CDU/CSU, vergiss deine treuen Wähler nicht!

27. Mai 2014 in Kommentar


Zum Ergebnis der Europawahl. Von Helmut Matthies (idea)


Wetzlar (kath.net/idea) Hat die Europawahl christlichen Anliegen geschadet? CDU und CSU haben zwar acht Sitze eingebüßt, aber die Zahl derer, die sich dem christlichen Menschenbild verpflichtet fühlen, hat noch leicht zugenommen: So gehören laut Wahlprogramm zumindest die sieben Abgeordneten der Alternative für Deutschland (AfD) und die Spitzenkandidaten der ödp (sozusagen die konservativen „Grünen“) wie (laut dessen Aussage) der Familienpartei dazu. Darüber hinaus gibt es natürlich auch bei SPD, Grünen und FDP engagierte Christen, selbst wenn Christliches in deren Programm nicht oder kaum benannt wird. Dass die drei christlichen Kleinparteien PBC, AUF und Christliche Mitte keinen Sitz bekamen, liegt wohl daran, dass sie es bisher nicht schafften, sich zu vereinigen. Zusammen hatten sie diesmal 0,5Prozent, und damit 0,1Prozent weniger als die ödp, die jetzt im Europaparlament ist. Dass sich konservative Christen hier nicht einigen können, hat sicher manchen davor abgeschreckt, eine dieser Parteien zu wählen, obwohl die 3-Prozent-Hürde gefallen ist. Denn 2009 erhielten alle drei zusammen noch 0,6Prozent. Wobei bemerkenswert ist, dass eine Tierschutzpartei auf 1,2Prozent kommt, während Parteien, die ausdrücklich und eindeutig gegen Abtreibung auftreten, keinen Sitz erringen.

Die treuste Wählerschaft

CDU/CSU sollten trotzdem aufpassen, dass sie nicht den Kontakt zu ihrer treusten Wählerschaft – außer den Katholiken den Evangelikalen – verlieren. Wenn viele sie noch gewählt haben, dann wohl auch wegen Volker Kauder, Hermann Gröhe und Peter Gauweiler. Ansonsten wird aufmerksam registriert, dass sich beispielsweise kurz vor der Europawahl die CDU-geführte hessische Landesregierung von einem renommierten evangelikalen Fachverband wie dem Weißen Kreuz distanzierte, obwohl auf seinem Kongress am letzten Wochenende überhaupt nicht – wie behauptet – das Thema Homosexualität explizit behandelt wurde. Da spricht die AfD als „zutiefst bürgerliche Protestbewegung“ (so das Handelsblatt) konservative Protestanten und Katholiken schon eher an, wenn sie Maßnahmen gegen das Gender-Mainstreaming verspricht.

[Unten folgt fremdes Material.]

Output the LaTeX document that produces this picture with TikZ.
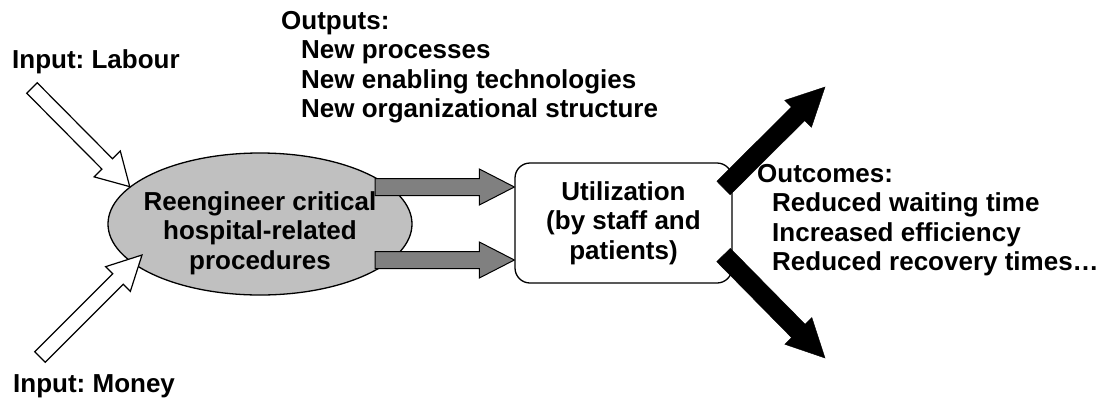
\documentclass[tikz,border=0pt]{standalone}
\usepackage{fontspec}
\setmainfont{Liberation Sans}
\frenchspacing
\usetikzlibrary{calc,shapes.geometric}

\definecolor{procgray}{RGB}{192,192,192}
\definecolor{flowgray}{RGB}{128,128,128}

% block arrow: style, tail, tip, half shaft, half head, head length
\newcommand{\blockarrow}[6]{%
  \coordinate (ba-base) at ($#3!#6!#2$);
  \draw[#1] ($#2!#4!90:#3$) -- ($(ba-base)!#4!90:#3$) -- ($(ba-base)!#5!90:#3$) -- #3
    -- ($(ba-base)!#5!-90:#3$) -- ($(ba-base)!#4!-90:#3$) -- ($#2!#4!-90:#3$) -- cycle;
}

\begin{document}
\begin{tikzpicture}[x=1pt, y=-1pt,
        every node/.style={font=\bfseries\fontsize{26}{29.5}\selectfont, inner sep=0pt},
        procshape/.style={ellipse, draw, line width=1.3pt, fill=procgray, minimum width=304pt, minimum height=142pt},
        utilbox/.style={draw, line width=1.3pt, rounded corners=15pt, minimum width=217pt, minimum height=120pt, align=center},
        inflow/.style={draw, line width=1.2pt, fill=white},
        outflow/.style={draw, line width=1pt, fill=flowgray},
        outcome/.style={fill=black}
    ]
        \useasboundingbox (0,0) rectangle (1115,405);

        \node[procshape] (proc) at (260,224) {};
        \node[align=center] (proctext) at ([yshift=-9pt]proc.center) {Reengineer critical\\hospital-related\\procedures};
        \node[utilbox] (util) at (623.5,223) {Utilization\\(by staff and\\patients)};

        \node[anchor=base west] (labour) at (12,68) {Input: Labour};
        \node[anchor=base west] (money)  at (13,392) {Input: Money};
        \node[anchor=north west, align=left] (outputs) at (281,11) {Outputs:\\\hspace*{20pt}New processes\\\hspace*{20pt}New enabling technologies\\\hspace*{20pt}New organizational structure};
        \node[anchor=north west, align=left] (outcomes) at (757,164) {Outcomes:\\\hspace*{15pt}Reduced waiting time\\\hspace*{15pt}Increased efficiency\\\hspace*{15pt}Reduced recovery times…};

        \coordinate (labourtail) at (32,88);
        \coordinate (moneytail)  at (40,357);
        \coordinate (moneytip)   at ($(proc.center)+(-118,31)$);
        \coordinate (uptip)      at (825,87);
        \coordinate (downtip)    at (825,358);

        % inputs
        \blockarrow{inflow}{(labourtail)}{(proc.164)}{7.4pt}{18.4pt}{32pt}
        \blockarrow{inflow}{(moneytail)}{(moneytip)}{7.4pt}{17.5pt}{34pt}

        % outputs
        \coordinate (outtail1) at ($(proc.center)+(115,-37)$);
        \coordinate (outtail2) at ($(proc.center)+(115,36)$);
        \blockarrow{outflow}{(outtail1)}{($(util.west)+(0,-36)$)}{8.5pt}{18pt}{35pt}
        \blockarrow{outflow}{(outtail2)}{($(util.west)+(0,37)$)}{8.5pt}{18pt}{35pt}

        % outcomes
        \coordinate (uptail)   at ($(util.center)+(100,-35)$);
        \coordinate (downtail) at ($(util.center)+(100,32)$);
        \blockarrow{outcome}{(uptail)}{(uptip)}{9.5pt}{19pt}{38pt}
        \blockarrow{outcome}{(downtail)}{(downtip)}{9.5pt}{19pt}{38pt}
    \end{tikzpicture}
\end{document}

Dazu kommt, dass an der Spitze engagierte Christen stehen – besonders der reformierte Bernd Lucke (der sich ausdrücklich für den „Ausbau des Christenflügels“ in der Partei ausspricht) und die lutherische Beatrix von Storch (die mit dafür sorgte, dass 174.000 Unterschriften für den Schutz ungeborener Kinder gesammelt wurden).

Erfolgreich trotz kirchlicher Warnung

Die neue Partei ist erfolgreich, obwohl sie gegen Linksextreme (in einigen Städten wurden 90 Prozent der AfD-Plakate zerstört) und so gut wie alle Medien zu kämpfen hatte. Manche (von der Tageszeitung „Die Welt“ bis hin zum „Spiegel“) übertrieben es in ihrer Kampagne gegen die AfD so sehr, dass sogar die linksorientierte „Süddeutsche“ schrieb: Die AfD wurde „ausgegrenzt, teilweise regelrecht diffamiert“.

Die Alternativen hatten sogar die großen Kirchen gegen sich. Allenthalben warnten diese vor den „Populisten“ bei der Europawahl. Die Einzige freilich, die so bezeichnet wurde, ist die AfD. Wenn die Kirchen schon Wahlkampf machen, hätten sie da nicht ihren Mitgliedern empfehlen müssen, als Maßstab für die Bewertung von Parteien vor allem die Zehn Gebote zu nehmen? Sie sprechen beispielsweise die Lüge an (was wurde nicht in Sachen EU alles erklärt und nicht gehalten!) oder die Verschwendung von Steuergeld: Ist es zu verantworten, dass rund 4.000 EU-Beamte mehr verdienen als Bundeskanzlerin Angela Merkel (etwa 290.000 Euro im Jahr)? Und dann das sechste Gebot, dem viele EU-Entscheidungen bzw. Pläne widersprechen … Wer nur vor den sogenannten Populisten warnt, macht es sich zu einfach.

Der Autor, Helmut Matthies, ist Leiter der Evangelischen Nachrichtenagentur idea (Wetzlar).